Newbies think you can load up a chart, add a moving average(s) and that price gonna react upon it/them or offer working crossovers just like magic. Well, it does not work that way, as most of you already found out. Some even load multiples, not for the crossover, but to lie to themselves, if its not this one, the other, or the other, or the other. Please !
Do yourself a favor, learn to distinguish when price is listening to any particular MA by examining its history and when it's not, and even when it is, those are no guarantees but do listen to the outcome, particularly if its a reaction that ends up failing as those tend to take trend-traders to school; yes the trend can be your friend, BUT! not only to follow it, but to see where trend-traders got fucked.
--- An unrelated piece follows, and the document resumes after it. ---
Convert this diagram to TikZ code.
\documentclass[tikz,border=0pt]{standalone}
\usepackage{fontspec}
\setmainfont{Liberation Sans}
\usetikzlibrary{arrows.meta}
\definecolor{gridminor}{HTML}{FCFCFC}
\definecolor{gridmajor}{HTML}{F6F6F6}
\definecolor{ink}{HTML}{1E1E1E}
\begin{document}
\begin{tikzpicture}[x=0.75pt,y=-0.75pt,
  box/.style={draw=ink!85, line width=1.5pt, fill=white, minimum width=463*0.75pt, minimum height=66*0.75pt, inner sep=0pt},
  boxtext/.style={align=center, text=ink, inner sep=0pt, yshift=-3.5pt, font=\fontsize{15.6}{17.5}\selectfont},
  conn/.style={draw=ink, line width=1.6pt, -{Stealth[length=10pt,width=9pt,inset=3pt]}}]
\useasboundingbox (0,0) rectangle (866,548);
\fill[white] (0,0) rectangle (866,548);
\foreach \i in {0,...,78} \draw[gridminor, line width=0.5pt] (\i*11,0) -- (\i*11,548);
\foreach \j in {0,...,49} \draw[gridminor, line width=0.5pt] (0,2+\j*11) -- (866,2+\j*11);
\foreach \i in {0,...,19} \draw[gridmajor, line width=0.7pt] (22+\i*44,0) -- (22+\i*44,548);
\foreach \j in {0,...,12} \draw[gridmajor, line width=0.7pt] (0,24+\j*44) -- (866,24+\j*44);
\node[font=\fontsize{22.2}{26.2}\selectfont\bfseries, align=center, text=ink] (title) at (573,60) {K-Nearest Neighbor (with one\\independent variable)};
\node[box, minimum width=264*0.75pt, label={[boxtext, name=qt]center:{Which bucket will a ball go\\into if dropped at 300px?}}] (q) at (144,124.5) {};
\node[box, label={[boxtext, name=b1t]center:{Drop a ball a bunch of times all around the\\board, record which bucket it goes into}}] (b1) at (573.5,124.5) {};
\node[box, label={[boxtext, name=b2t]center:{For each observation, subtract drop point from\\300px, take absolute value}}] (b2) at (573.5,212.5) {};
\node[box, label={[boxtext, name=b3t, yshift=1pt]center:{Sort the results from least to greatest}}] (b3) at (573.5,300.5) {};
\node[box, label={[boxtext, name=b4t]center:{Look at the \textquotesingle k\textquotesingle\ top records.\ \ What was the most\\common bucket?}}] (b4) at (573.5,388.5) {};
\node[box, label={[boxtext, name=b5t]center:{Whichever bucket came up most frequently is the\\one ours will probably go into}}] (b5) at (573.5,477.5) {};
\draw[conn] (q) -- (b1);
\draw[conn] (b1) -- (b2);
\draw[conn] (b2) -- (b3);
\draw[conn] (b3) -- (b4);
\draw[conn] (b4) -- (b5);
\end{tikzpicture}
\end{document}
Last but not least use them to determine not where price will rebound but when traders got trapped.
I could expand but a chart will help more.
For instance here's a Weekly Chart of APPLE COMPUTER with a classic 20 EMA.
As you look at its history you can see price has rebounded several times off its upslope, this does not mean 20 ema is special in any way, it just means in the AAPL weekly chart, 20 ema has good history, in other words, it matters, we listen to it. Never listen to a MA when price is paying no attention to it. In other words, when it has no good history.
Area 2 and 3 are easy to see, a classic retrace resumption, this means price has been paying attention to the weekly 20 ema.
However, by 4 we can notice that eventhough buyers were found it was unable to make a higher high, or even if it did make a higher high, not a pronounced up-swing, this is your first warning.
Now check 5, buyers are shaken (stops taken) but then those stops are absorbed and price makes an attempt to continue business as usual, except it did not, your second warning.
Typically two things can happen here after such price action, price can range for an unknown period of time as it dances up and down the 20 EMA instead of uptrend resumption while killing any breakout trader looking for a breakdown or a breakout or simply the trend can reverse forcing those with a more loose stop to spit their positions. It isnt hard to see when something is no longer working as it was, that's when the predator, you!, come in to make others pain, your gains.
Just a simple example, nothing special, but gives you a start of what to look for and how to think.